With my love and knowledge of the South rooted in Anne Rice novels, Gone with the Wind and most recently True Blood, the series fills me up with mystery, nostalgia and love for a place I have never seen. Seconding Peter, I am watching this series from Australia and have the urge to jump in my car and just drive now. Maybe if I’d had the Southern experience some of the other burnians have had I’d feel differently, but right now I want to get to a place with huge trees, never ending fields and pretty girls in dresses! I adore this work Kate, congratulations and much love from Australia
Nice, very intense imagery
the last image reminds me of Nicéphore Niépce’s courtyard – the first photograph
Nice work – dreamy and abstract, yet detailed enough to feel the time passing…

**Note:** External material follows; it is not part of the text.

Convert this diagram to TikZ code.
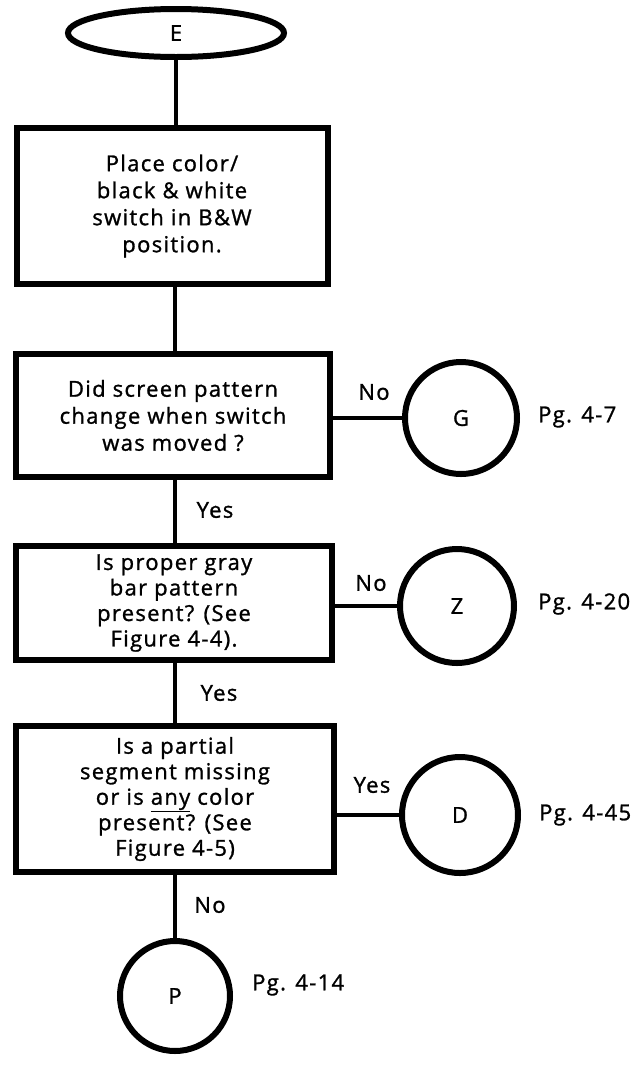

I see many houses like those in the area I live – friends have explored many of them and photographed inside.
best of luck to your future
First, congrats on getting an essay on Burn.
But.. I feel these images are falling short in my mind in which why they are displayed on Burn. I tend to disgree with most people here, the essay is only cohesive by the fact the have slow shutterspeeds and dirt on the negative. Because of those reasons, your content suffers and is not interesting. I feel there is alot to learn…
Thanks.
toymachine300-
Thank you for your honest feedback.. I always appreciate hearing a new opinion. I wanted to step in quickly and say that only one of the images has a “slow shutterspeed” (a 1 second exposure of the house in the field, with the aperture closed).
I can understand not finding all of the images cohesive as an essay, but there is far more than “dirt” that connects them to one another (the fact that they were taken in the same climate, of similar landscapes, with the same camera and one aesthetic idea in mind).
Best Regards, and thank you for the congratulations.